Peoria Journal Star

May 30, 2001

Coaxing Congress 
 Peoria native Nelson Litterst has an acute case of 'Potomac fever.'


Nelson Litterst used a lot of shoe leather last week, hustling between
meetings at the White House and Capitol Hill to help shepherd President Bush's legislative agenda through the House. 

The 34-year-old Peoria native helped round up key House Republicans
for a sit-down with Bush to ensure broad support for his education plan. It passed the House overwhelmingly later that day. 
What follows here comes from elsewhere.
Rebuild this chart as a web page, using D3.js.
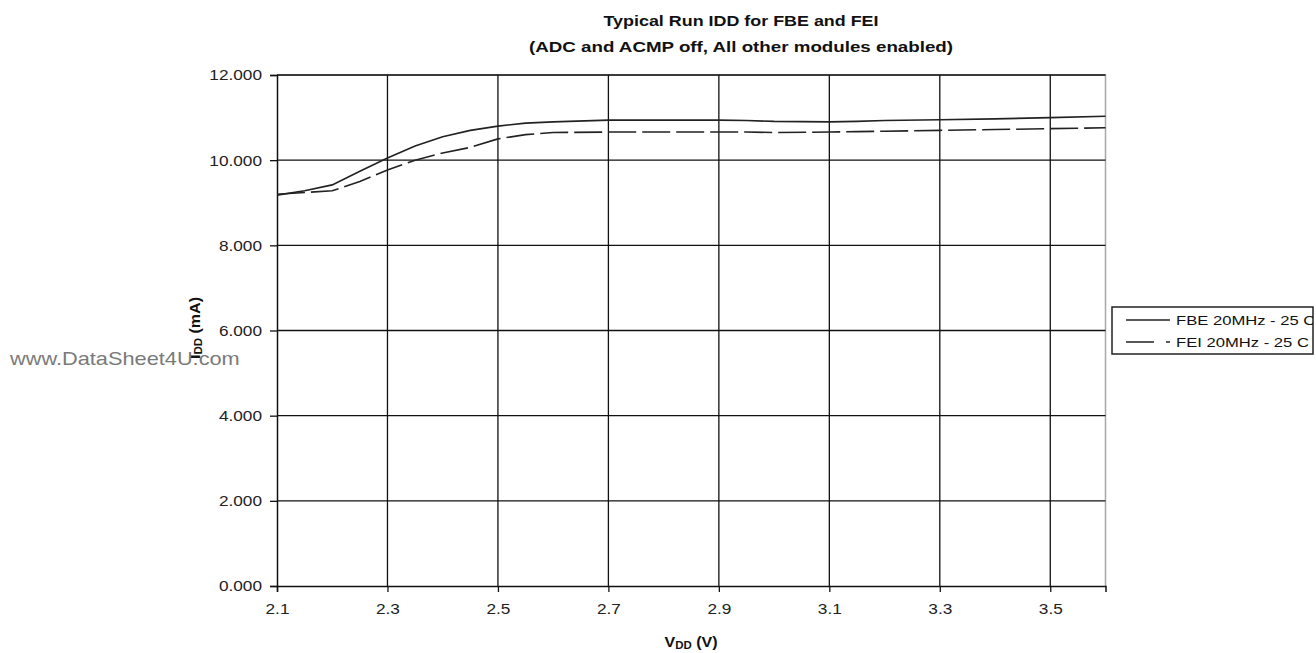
<!DOCTYPE html>
<html>
<head>
<meta charset="utf-8">
<script src="https://cdn.jsdelivr.net/npm/d3@7"></script>
<style>
  html, body { margin: 0; padding: 0; background: #fff; }
  svg { display: block; font-family: Arial, "Liberation Sans", sans-serif; }
</style>
</head>
<body>
<svg id="chart" width="1316" height="653"></svg>
<script>
// ---- data ----
const vdd = [2.1, 2.15, 2.2, 2.25, 2.3, 2.35, 2.4, 2.45, 2.5, 2.55, 2.6, 2.7, 2.8, 2.9, 2.95, 3.0, 3.1, 3.15, 3.2, 3.3, 3.4, 3.5, 3.6];
const fbe = [9.18, 9.28, 9.42, 9.74, 10.05, 10.33, 10.55, 10.70, 10.80, 10.87, 10.90, 10.94, 10.94, 10.94, 10.93, 10.91, 10.90, 10.91, 10.93, 10.95, 10.97, 11.00, 11.03];
const fei = [9.20, 9.24, 9.28, 9.50, 9.77, 10.00, 10.17, 10.30, 10.50, 10.60, 10.65, 10.66, 10.66, 10.66, 10.66, 10.65, 10.66, 10.67, 10.68, 10.70, 10.72, 10.74, 10.76];
const seriesNames = ["FBE 20MHz - 25 C", "FEI 20MHz - 25 C"];
const xTicks = [2.1, 2.3, 2.5, 2.7, 2.9, 3.1, 3.3, 3.5];
const yTicks = [0, 2, 4, 6, 8, 10, 12];
const titleLines = ["Typical Run IDD for FBE and FEI", "(ADC and ACMP off, All other modules enabled)"];

// ---- layout ----
const SX = 1.23; // horizontal text stretch of reference
const svg = d3.select("#chart");
const L = 277, R = 1105.5, T = 75, B = 586;
const x = d3.scaleLinear().domain([2.1, 3.6]).range([L, R]);
const y = d3.scaleLinear().domain([0, 12]).range([B, T]);

function stretch(sel, k) {
  sel.each(function () {
    const w = this.getComputedTextLength();
    this.setAttribute("textLength", w * (k || SX));
    this.setAttribute("lengthAdjust", "spacingAndGlyphs");
  });
  return sel;
}

// plot frame (top/right gray)
svg.append("path")
  .attr("d", `M${L},${T}H${R}V${B}`)
  .attr("fill", "none").attr("stroke", "#a8a8a8").attr("stroke-width", 1.5);

// gridlines
svg.append("g").selectAll("line").data(yTicks.filter(d => d > 0)).join("line")
  .attr("x1", L).attr("x2", R).attr("y1", d => y(d)).attr("y2", d => y(d))
  .attr("stroke", "#111").attr("stroke-width", 1.3);
svg.append("g").selectAll("line").data(xTicks.filter(d => d > 2.1)).join("line")
  .attr("y1", T).attr("y2", B).attr("x1", d => x(d)).attr("x2", d => x(d))
  .attr("stroke", "#111").attr("stroke-width", 1.3);

// axes
const yAxis = svg.append("g").attr("transform", `translate(${L},0)`)
  .call(d3.axisLeft(y).tickValues(yTicks).tickFormat(d3.format(".3f")).tickSize(7).tickPadding(8));
const xAxis = svg.append("g").attr("transform", `translate(0,${B})`)
  .call(d3.axisBottom(x).tickValues(xTicks).tickFormat(d3.format(".1f")).tickSize(6).tickPadding(12));
[yAxis, xAxis].forEach(g => {
  g.select(".domain").attr("stroke", "#111").attr("stroke-width", 1.5);
  g.selectAll(".tick line").attr("stroke", "#111").attr("stroke-width", 1.3);
  g.selectAll("text").attr("font-size", 14).attr("font-family", "Arial, 'Liberation Sans', sans-serif").attr("fill", "#222");
});
yAxis.selectAll("text").attr("dy", "0.35em");
stretch(yAxis.selectAll("text"));
stretch(xAxis.selectAll("text"));

// lines
const line = d3.line().x(d => x(d[0])).y(d => y(d[1]));
svg.append("path").datum(vdd.map((v, i) => [v, fbe[i]]))
  .attr("d", line).attr("fill", "none").attr("stroke", "#222").attr("stroke-width", 1.6);
svg.append("path").datum(vdd.map((v, i) => [v, fei[i]]))
  .attr("d", line).attr("fill", "none").attr("stroke", "#222").attr("stroke-width", 1.6)
  .attr("stroke-dasharray", "28,6");

// title
svg.append("g").selectAll("text").data(titleLines).join("text")
  .attr("x", 741).attr("y", (d, i) => 26 + i * 26)
  .attr("text-anchor", "middle").attr("font-weight", "bold").attr("font-size", 14.8).attr("fill", "#111")
  .text(d => d)
  .each(function (d, i) {
    this.setAttribute("textLength", i ? 424 : 275);
    this.setAttribute("lengthAdjust", "spacingAndGlyphs");
  });

// x label
const xl = svg.append("text").attr("x", 691).attr("y", 647).attr("text-anchor", "middle")
  .attr("font-weight", "bold").attr("font-size", 14).attr("fill", "#111")
  .attr("textLength", 53).attr("lengthAdjust", "spacingAndGlyphs");
xl.append("tspan").text("V");
xl.append("tspan").attr("font-size", 10).attr("dy", 2).text("DD");
xl.append("tspan").attr("dy", -2).text(" (V)");

// y label
const yl = svg.append("text").attr("transform", "translate(200,328) rotate(-90)").attr("text-anchor", "middle")
  .attr("font-weight", "bold").attr("font-size", 14).attr("fill", "#111")
  .attr("textLength", 62).attr("lengthAdjust", "spacingAndGlyphs");
yl.append("tspan").text("I");
yl.append("tspan").attr("font-size", 10).attr("dy", 2).text("DD");
yl.append("tspan").attr("dy", -2).text(" (mA)");

// watermark
svg.append("text").attr("x", 10).attr("y", 365).attr("font-size", 17.7).attr("fill", "#7a7a7a")
  .text("www.DataSheet4U.com").call(stretch);

// legend
svg.append("defs").append("clipPath").attr("id", "lgclip").append("rect")
  .attr("x", 1112).attr("y", 300).attr("width", 201).attr("height", 60);
const lg = svg.append("g");
lg.append("rect").attr("x", 1112).attr("y", 307).attr("width", 201).attr("height", 47)
  .attr("fill", "#fff").attr("stroke", "#222").attr("stroke-width", 1.5);
lg.selectAll("line").data(seriesNames).join("line")
  .attr("x1", 1126).attr("x2", 1170).attr("y1", (d, i) => 320 + i * 22).attr("y2", (d, i) => 320 + i * 22)
  .attr("stroke", "#222").attr("stroke-width", 1.5)
  .attr("stroke-dasharray", (d, i) => i ? "28,12" : null);
lg.append("g").attr("clip-path", "url(#lgclip)")
  .selectAll("text").data(seriesNames).join("text")
  .attr("x", 1176).attr("y", (d, i) => 325 + i * 22).attr("font-size", 13.5).attr("fill", "#111")
  .text(d => d).call(stretch);
</script>
</body>
</html>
Litterst and a colleague worked behind the scenes during two days of
inconclusive hearings on the California energy crisis to reinforce White
House opposition to energy price caps. 

And he stuck it out until Saturday, when Congress gave final approval
to Bush's tax-cut package. 

"It's been a pretty positive legislative week," said Litterst, one of 13
White House congressional lobbyists. 

He's no doubt relieved he's not assigned to the Senate, where his
counterparts were criticized after U.S. Sen. James Jeffords of Vermont
quit the GOP to become an independent, thus giving Democrats control
of the Senate. 

Litterst is one of five liaisons to the 435-member House. Each must
know how 80-plus members plan to vote on any given piece of
legislation. And they field requests and complaints from House members.

His job is to inform, educate, persuade, cajole and sweet-talk members, particularly independent-minded Republicans and wary Democrats, to support Bush's agenda. 
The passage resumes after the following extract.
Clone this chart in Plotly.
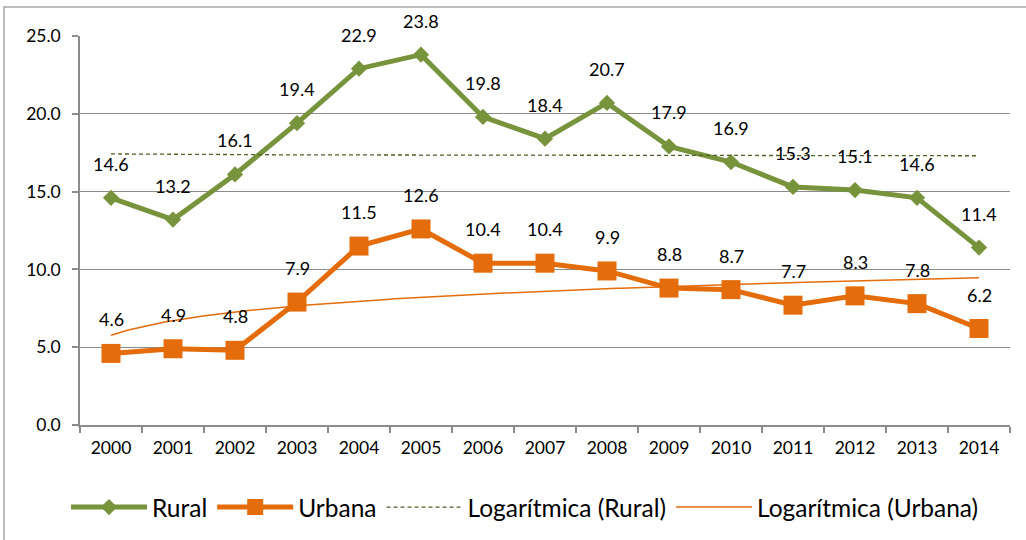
import numpy as np
import plotly.graph_objects as go

years = ["2000", "2001", "2002", "2003", "2004", "2005", "2006", "2007",
         "2008", "2009", "2010", "2011", "2012", "2013", "2014"]
rural = [14.6, 13.2, 16.1, 19.4, 22.9, 23.8, 19.8, 18.4, 20.7, 17.9, 16.9, 15.3, 15.1, 14.6, 11.4]
urbana = [4.6, 4.9, 4.8, 7.9, 11.5, 12.6, 10.4, 10.4, 9.9, 8.8, 8.7, 7.7, 8.3, 7.8, 6.2]
y_ticks = [0, 5, 10, 15, 20, 25]

GREEN = "#77933C"
ORANGE = "#E46C0A"
DKGREEN = "#4F6228"
GRID = "#8C8C8C"
FONT = "Lato"

xpos = np.arange(len(years))


def log_trend(vals):
    t = xpos + 1.0
    a, b = np.polyfit(np.log(t), np.array(vals), 1)
    tf = np.linspace(1, len(years), 200)
    return tf - 1, a * np.log(tf) + b


fig = go.Figure()
fig.add_trace(go.Scatter(x=xpos, y=rural, name="Rural", mode="lines+markers",
                         line=dict(color=GREEN, width=5),
                         marker=dict(symbol="diamond", size=12.5, color=GREEN)))
fig.add_trace(go.Scatter(x=xpos, y=urbana, name="Urbana", mode="lines+markers",
                         line=dict(color=ORANGE, width=5),
                         marker=dict(symbol="square", size=19, color=ORANGE)))
tx, ty = log_trend(rural)
fig.add_trace(go.Scatter(x=tx, y=ty, name="Logarítmica (Rural)", mode="lines",
                         line=dict(color=DKGREEN, width=1.3, dash="4px,3px")))
tx, ty = log_trend(urbana)
fig.add_trace(go.Scatter(x=tx, y=ty, name="Logarítmica (Urbana)", mode="lines",
                         line=dict(color=ORANGE, width=1.5)))

for series in (rural, urbana):
    for i, v in enumerate(series):
        fig.add_annotation(x=i, y=v, text=f"{v:.1f}", showarrow=False,
                           yshift=34, font=dict(family=FONT, size=18, color="#000"))

fig.add_shape(type="rect", xref="paper", yref="paper",
              x0=(4 - 80) / 930, x1=(1040 - 80) / 930,
              y0=(426 - 560) / 390, y1=(426 - 7) / 390,
              line=dict(color="#A6A6A6", width=1.5), layer="below")

fig.update_xaxes(range=[-0.5, len(years) - 0.5], tickvals=list(xpos), ticktext=years,
                 ticks="", showgrid=False, showline=True, linecolor=GRID, linewidth=1.5,
                 tickfont=dict(family=FONT, size=17.5, color="#000"),
                 ticklabelstandoff=6,
                 minor=dict(tickvals=list(np.arange(-0.5, len(years), 1.0)),
                            ticks="outside", ticklen=6, tickcolor=GRID, tickwidth=1.5,
                            showgrid=False),
                 zeroline=False)
fig.update_yaxes(range=[0, 25], tickvals=y_ticks, tickformat=".1f",
                 ticks="outside", ticklen=6, tickcolor=GRID, tickwidth=1.5,
                 showgrid=True, gridcolor=GRID, gridwidth=1.3,
                 showline=True, linecolor=GRID, linewidth=1.5, zeroline=False,
                 ticklabelstandoff=8,
                 tickfont=dict(family=FONT, size=17.5, color="#000"))

fig.update_layout(
    width=1026, height=540,
    margin=dict(l=80, r=16, t=36, b=114),
    plot_bgcolor="white", paper_bgcolor="white",
    font=dict(family=FONT, color="#000"),
    legend=dict(orientation="h", x=0.4785, xanchor="center", y=-0.208, yanchor="middle",
                font=dict(family=FONT, size=24.5, color="#000"),
                itemwidth=76, tracegroupgap=0),
    showlegend=True,
)

fig.write_html("out.html", config={"displayModeBar": False},
               post_script="document.body.style.margin='0';document.body.style.overflow='hidden';")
When Congress is in session, Litterst spends more time on Capitol Hill
than in his shared office on the first floor of the White House's East

"A lot of it is just being up there, being visible . . . we're an extension of the president on Capitol Hill," he said. As he walks the halls of House office buildings and the Capitol between meetings, he stops often to greet House members. 

"Most have something they want to bring up with us, everything from
legislation to trying to get a birthday greeting from the president for a
constituent," Litterst said. 

Litterst knows these hallways well. In 1988, he worked as a college
intern for then-House Minority Leader Bob Michel, R-Peoria. He was hired by Michel's chief of staff at the time, Ray LaHood, who was elected to the seat after Michel retired. 

"I was out here for a summer and just got Potomac Fever," Litterst said. "I fell in love with the place." 

Born and raised in Peoria, Litterst graduated from Woodruff High School
in 1985 and Indiana University in 1989. He then joined Michel's office as a full-time staff assistant, answering phones and making copies. It was during the first Bush presidency. 

"It was really just a phenomenal learning experience at one of the best
places because Bob Michel always ran his office like family," Litterst

Litterst worked for two years as a legislative assistant to then-U.S.
Rep. Gary Franks, a Republican from Connecticut. 

Then, he polished his lobbying skills at the National Federation of
Independent Business, the largest small-business advocacy group in the country, ultimately directing its House lobbying office. 

The relationships he made in that job prepared him for the White House position. 

Even liberal House members like U.S. Rep. Rod Blagojevich, D-Chicago, praise his deftness. 

"His approach is very polite, respectful, and the case he makes is based on the substance of the matter with an understanding and sensitivity to the individual member's district and political concerns," said Blagojevich. "When I heard he was taking a pay cut to work at the White House, I was actually kind of proud of him and happy for him...." 

In a town where relationships can mean everything, Litterst maintains
strong ties with those he worked with in Michel's office. One of his
oldest friends in Washington is John Feehery, press secretary to House
Speaker Dennis Hastert, R-Yorkville. He and Feehery, who was in
Litterst' wedding three years ago, started work in Michel's office the
same week. 

And it was LaHood, whose eldest son was a teen-age pal of Litterst,
who helped him into the world of politics in 1988 and recommended him for the White House job. 

Litterst's focus on energy and environmental issues puts him in the
middle of a controversial decision the Bush White House must make
affecting Illinois' ethanol industry. 

LaHood and other Illinois lawmakers hope Litterst is more sensitive to
Illinois' needs because he grew up there. 

But Litterst knows who his boss is. "My ultimate responsibility is to the
president of the United States. I serve at the pleasure of the president
and my key goal is to do what he believes is best for the country," he

The job requires thick skin. 

"Absolutely the hardest part of the job is saying no to somebody or
saying something that you know they don't want to hear," Litterst said.